MR. GIBBS: Thank you, guys.
Q And could you also say, were there any specific goals set for the July meeting? What's that meeting going to be all about?
SENIOR ADMINISTRATION OFFICIAL: The biggest -- without getting into the details -- the biggest milestone for that meeting is progress on the START negotiations. And I think it was pretty clear that we have to, you know, hit some milestones by July.
Q -- milestones for -- they set some milestones that have to be developed before then?
SENIOR ADMINISTRATION OFFICIAL: Not the details of it, but everybody knew on both sides there are things that have to get done. The experts knew by what the exchanges they set. But they didn't say specifics, no.

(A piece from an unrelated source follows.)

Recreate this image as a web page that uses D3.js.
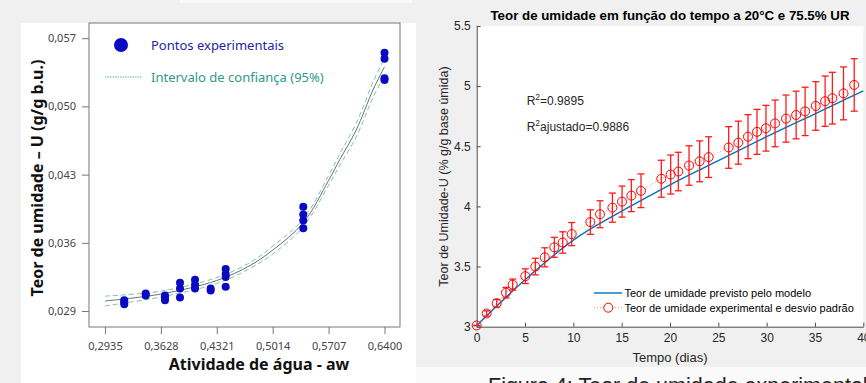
<!DOCTYPE html>
<html>
<head>
<meta charset="utf-8">
<script src="https://cdn.jsdelivr.net/npm/d3@7"></script>
<style>
  body { margin: 0; background: #f0f0f0; }
  svg { display: block; }
</style>
</head>
<body>
<svg id="chart" width="866" height="383"></svg>
<script>
// ---- left panel data (isoterma) ----
const expAw = [0.3174, 0.3174, 0.3174, 0.3440, 0.3440,
  0.3679, 0.3679, 0.3679, 0.3865, 0.3865, 0.3865,
  0.4051, 0.4051, 0.4051, 0.4245, 0.4245,
  0.4431, 0.4431, 0.4431, 0.4431,
  0.5393, 0.5393, 0.5393, 0.5393,
  0.6400, 0.6400, 0.6400, 0.6400];
const expU = [0.0297, 0.0299, 0.0301, 0.0306, 0.0308,
  0.0306, 0.0304, 0.0301, 0.0319, 0.0313, 0.0304,
  0.0322, 0.0317, 0.0313, 0.0313, 0.0311,
  0.0333, 0.0328, 0.0325, 0.0315,
  0.0397, 0.0389, 0.0383, 0.0375,
  0.0555, 0.0549, 0.0529, 0.0527];
const fitAw = [0.2935, 0.3628, 0.4321, 0.4733, 0.5014, 0.5393, 0.5707, 0.5848, 0.6047, 0.6261, 0.6400];
const fitU = [0.03003, 0.03074, 0.03213, 0.03367, 0.03525, 0.03806, 0.04240, 0.04458, 0.04754, 0.05176, 0.05406];
const fitUpper = [0.03053, 0.03104, 0.03243, 0.03397, 0.03565, 0.03846, 0.04290, 0.04518, 0.04824, 0.05256, 0.05496];
const fitLower = [0.02953, 0.03044, 0.03183, 0.03337, 0.03485, 0.03766, 0.04190, 0.04398, 0.04684, 0.05096, 0.05316];
const awTicks = [0.2935, 0.3628, 0.4321, 0.5014, 0.5707, 0.6400];
const uTicks = [0.029, 0.036, 0.043, 0.050, 0.057];

// ---- right panel data (cinetica) ----
const tDays = [0, 1.03, 2.07, 3.03, 3.72, 5.03, 6.07, 7.04, 8.03, 8.9, 9.83,
  11.76, 12.76, 14.04, 15.04, 16.0, 17.0, 19.1, 20.07, 20.86, 21.97, 23.07, 24.0,
  26.07, 27.07, 28.07, 29.0, 29.93, 30.87, 32.0, 33.05, 33.98, 35.08, 36.05, 36.8, 37.95, 39.06];
const uExp = [3.01, 3.11, 3.195, 3.283, 3.35, 3.42, 3.50, 3.577, 3.66, 3.70, 3.77,
  3.87, 3.935, 3.99, 4.04, 4.09, 4.13, 4.23, 4.265, 4.29, 4.34, 4.375, 4.41,
  4.49, 4.53, 4.58, 4.62, 4.65, 4.69, 4.73, 4.76, 4.79, 4.835, 4.875, 4.90, 4.94, 5.01];
const uStd = [0, 0.022, 0.031, 0.044, 0.046, 0.061, 0.069, 0.079, 0.083, 0.089, 0.096,
  0.102, 0.112, 0.121, 0.129, 0.133, 0.14, 0.154, 0.162, 0.16, 0.164, 0.17, 0.169,
  0.173, 0.179, 0.183, 0.187, 0.19, 0.194, 0.196, 0.198, 0.201, 0.202, 0.209, 0.215, 0.22, 0.218];
const tModel = [0, 5, 10, 15, 20, 25, 30, 35, 40];
const uModel = [3.01, 3.39, 3.72, 3.96, 4.18, 4.38, 4.58, 4.77, 4.96];
const tTicks = [0, 5, 10, 15, 20, 25, 30, 35, 40];
const uTicksR = [3, 3.5, 4, 4.5, 5, 5.5];

const svg = d3.select('#chart');

// backgrounds
svg.append('rect').attr('width', 866).attr('height', 383).attr('fill', '#f0f0f0');
svg.append('rect').attr('x', 180).attr('y', 0).attr('width', 232).attr('height', 3).attr('fill', '#f9f9f9');
svg.append('rect').attr('x', 21).attr('y', 23).attr('width', 395).attr('height', 360).attr('fill', '#fff');
svg.append('rect').attr('x', 416).attr('y', 367).attr('width', 450).attr('height', 16).attr('fill', '#fafafa');

// ================= LEFT =================
const segoe = '"Noto Sans", "Open Sans", sans-serif';
const xL = d3.scaleLinear().domain([0.2737, 0.6592]).range([89, 400]);
const yL = d3.scaleLinear().domain([0.02736, 0.05856]).range([327, 23]);
const left = svg.append('g');

const fmtComma = f => v => d3.format(f)(v).replace('.', ',');

const axL = left.append('g').attr('transform', 'translate(89,0)')
  .call(d3.axisLeft(yL).tickValues(uTicks).tickFormat(fmtComma('.3f')).tickSize(7).tickPadding(6));
const axB = left.append('g').attr('transform', 'translate(0,327)')
  .call(d3.axisBottom(xL).tickValues(awTicks).tickFormat(fmtComma('.4f')).tickSize(7).tickPadding(8));
[axL, axB].forEach(a => {
  a.select('.domain').remove();
  a.selectAll('line').attr('stroke', '#777');
  a.selectAll('text').attr('fill', '#444').style('font-family', segoe).style('font-size', '11px');
});

left.append('rect').attr('x', 89).attr('y', 23).attr('width', 311).attr('height', 304)
  .attr('fill', 'none').attr('stroke', '#777').attr('stroke-width', 1);

const lineL = (ys) => d3.line().curve(d3.curveCatmullRom.alpha(0.5))
  .x((d, i) => xL(fitAw[i])).y(d => yL(d))(ys);

left.append('path').attr('d', lineL(fitUpper)).attr('fill', 'none')
  .attr('stroke', '#6bbbab').attr('stroke-width', 0.9).attr('stroke-dasharray', '5,3');
left.append('path').attr('d', lineL(fitLower)).attr('fill', 'none')
  .attr('stroke', '#6bbbab').attr('stroke-width', 0.9).attr('stroke-dasharray', '5,3');
left.append('path').attr('d', lineL(fitU)).attr('fill', 'none')
  .attr('stroke', '#707070').attr('stroke-width', 1);

left.selectAll('.pt').data(expAw).enter().append('circle')
  .attr('cx', d => xL(d)).attr('cy', (d, i) => yL(expU[i])).attr('r', 4)
  .attr('fill', '#0a0ac0');

// legend
left.append('circle').attr('cx', 121).attr('cy', 45).attr('r', 7).attr('fill', '#0a0ac0');
left.append('text').attr('x', 151).attr('y', 50).text('Pontos experimentais')
  .style('font-family', segoe).style('font-size', '13px').attr('fill', '#2424a8');
left.append('line').attr('x1', 105).attr('x2', 142).attr('y1', 77).attr('y2', 77)
  .attr('stroke', '#5db3a3').attr('stroke-dasharray', '1.5,1');
left.append('text').attr('x', 151).attr('y', 82).text('Intervalo de confiança (95%)')
  .style('font-family', segoe).style('font-size', '13px').attr('fill', '#2e9a8a');

// axis titles
left.append('text').attr('x', 259).attr('y', 370).attr('text-anchor', 'middle')
  .text('Atividade de água - aw')
  .style('font-family', segoe).style('font-size', '16px').style('font-weight', 'bold').attr('fill', '#111');
left.append('text').attr('transform', 'translate(43,178) rotate(-90)').attr('text-anchor', 'middle')
  .text('Teor de umidade – U (g/g b.u.)')
  .style('font-family', segoe).style('font-size', '16px').style('font-weight', 'bold').attr('fill', '#111');

// ================= RIGHT =================
const helv = '"Liberation Sans", Arial, sans-serif';
const xR = d3.scaleLinear().domain([0, 40]).range([476.7, 863.3]);
const yR = d3.scaleLinear().domain([3, 5.5]).range([326.7, 26]);
const right = svg.append('g');

right.append('rect').attr('x', 476.7).attr('y', 26).attr('width', 386.6).attr('height', 300.7).attr('fill', '#fff');

const axRL = right.append('g').attr('transform', 'translate(476.7,0)')
  .call(d3.axisLeft(yR).tickValues(uTicksR).tickFormat(d3.format('~g')).tickSizeInner(-4).tickSizeOuter(0).tickPadding(6));
const axRB = right.append('g').attr('transform', 'translate(0,326.7)')
  .call(d3.axisBottom(xR).tickValues(tTicks).tickSizeInner(-4).tickSizeOuter(0).tickPadding(7));
[axRL, axRB].forEach(a => {
  a.select('.domain').attr('stroke', '#4d4d4d');
  a.selectAll('line').attr('stroke', '#4d4d4d');
  a.selectAll('text').attr('fill', '#262626').style('font-family', helv).style('font-size', '12px');
});

// model line
right.append('path')
  .attr('d', d3.line().curve(d3.curveMonotoneX).x((d, i) => xR(tModel[i])).y(d => yR(d))(uModel))
  .attr('fill', 'none').attr('stroke', '#0072bd').attr('stroke-width', 1.4);

// experimental dotted connector
right.append('path')
  .attr('d', d3.line().x((d, i) => xR(tDays[i])).y(d => yR(d))(uExp))
  .attr('fill', 'none').attr('stroke', '#ff8a8a').attr('stroke-width', 1).attr('stroke-dasharray', '1,2');

// error bars
const eb = right.selectAll('.eb').data(tDays).enter().append('g').attr('class', 'eb');
eb.append('line').attr('x1', d => xR(d)).attr('x2', d => xR(d))
  .attr('y1', (d, i) => yR(uExp[i] + uStd[i])).attr('y2', (d, i) => yR(uExp[i] - uStd[i]));
eb.append('line').attr('x1', d => xR(d) - 3.5).attr('x2', d => xR(d) + 3.5)
  .attr('y1', (d, i) => yR(uExp[i] + uStd[i])).attr('y2', (d, i) => yR(uExp[i] + uStd[i]));
eb.append('line').attr('x1', d => xR(d) - 3.5).attr('x2', d => xR(d) + 3.5)
  .attr('y1', (d, i) => yR(uExp[i] - uStd[i])).attr('y2', (d, i) => yR(uExp[i] - uStd[i]));
eb.selectAll('line').attr('stroke', '#ff1a1a').attr('stroke-width', 1.3);

right.selectAll('.mk').data(tDays).enter().append('circle')
  .attr('cx', d => xR(d)).attr('cy', (d, i) => yR(uExp[i])).attr('r', 4.5)
  .attr('fill', 'none').attr('stroke', '#ff0000').attr('stroke-width', 1);

// title & labels
right.append('text').attr('x', 670).attr('y', 20).attr('text-anchor', 'middle')
  .text('Teor de umidade em função do tempo a 20°C e 75.5% UR')
  .style('font-family', helv).style('font-size', '13.3px').style('font-weight', 'bold').attr('fill', '#000');
right.append('text').attr('x', 670).attr('y', 362).attr('text-anchor', 'middle')
  .text('Tempo (dias)').style('font-family', helv).style('font-size', '13px').attr('fill', '#262626');
right.append('text').attr('transform', 'translate(448,176.5) rotate(-90)').attr('text-anchor', 'middle')
  .text('Teor de Umidade-U (% g/g base úmida)').style('font-family', helv).style('font-size', '12.5px').attr('fill', '#262626');

const r2 = [['=0.9895', 105], ['ajustado=0.9886', 131]];
r2.forEach(([s, y]) => {
  const t = right.append('text').attr('x', 526.7).attr('y', y)
    .style('font-family', helv).style('font-size', '12px').attr('fill', '#262626');
  t.append('tspan').text('R');
  t.append('tspan').attr('dy', -5).style('font-size', '8.5px').text('2');
  t.append('tspan').attr('dy', 5).text(s);
});

// legend
right.append('line').attr('x1', 594).attr('x2', 622).attr('y1', 293).attr('y2', 293)
  .attr('stroke', '#0072bd').attr('stroke-width', 1.4);
right.append('text').attr('x', 624.5).attr('y', 297).text('Teor de umidade previsto pelo modelo')
  .style('font-family', helv).style('font-size', '11px').attr('fill', '#000');
right.append('line').attr('x1', 594).attr('x2', 622).attr('y1', 307.7).attr('y2', 307.7)
  .attr('stroke', '#ff8a8a').attr('stroke-dasharray', '1,2');
right.append('circle').attr('cx', 608.3).attr('cy', 307.7).attr('r', 4.5)
  .attr('fill', '#fff').attr('stroke', '#ff0000');
right.append('text').attr('x', 624.5).attr('y', 311.7).text('Teor de umidade experimental e desvio padrão')
  .style('font-family', helv).style('font-size', '11px').attr('fill', '#000');

// caption (cut off at bottom)
svg.append('text').attr('x', 488).attr('y', 393).text('Figura 4: Teor de umidade experimental')
  .style('font-family', helv).style('font-size', '21.5px').attr('fill', '#222');
</script>
</body>
</html>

SENIOR ADMINISTRATION OFFICIAL: Remember, too, that we have a very robust agenda as it relates to nonproliferation with our Russian friends that goes beyond the START treaty. And so, for example, the President's goal of locking down all those fissile material in the first four years here -- that's something that we're going to obviously want to work very closely with our Russian friends on. And that will be obviously an issue that we'll continue to work on the day-to-day level, but with the hope of seeing progress.
SENIOR ADMINISTRATION OFFICIAL: Some of that you'll hear more later in the trip in the speech in Prague.
SENIOR ADMINISTRATION OFFICIAL: Let me say one last thing, just to be clear. I mean, yes, the lead is START and, yes, they reached a set of negotiating rules -- but, by the way, I mean, you're going to see the document and if you're not an expert on it you're going to say, what's the big deal? As somebody intimately involved in negotiations of every single word in that document, every word has big meaning in terms of our arsenals and their arsenals.
But I think it's also important when you look at the joint -- the second joint statement, to realize this is not just a meeting and this is not just a relationship that's all just about arms control. We talked about economic relations. We talked about values. Both gentlemen brought that up. Both Presidents brought that up; it wasn't just our side. We talked about a range of these security issues that, you know, before would be very difficult.
So I think when you look at the joint statement you're going to see a big relationship -- at least the potential for one; not just about arms control.
Q Just Moscow or do we -- do we go anywhere else?
MR. GIBBS: I think at this point --
SENIOR ADMINISTRATION OFFICIAL: What's this "we", stuff, Hans? (Laughter.)
MR. GIBBS: -- at this point, just Moscow.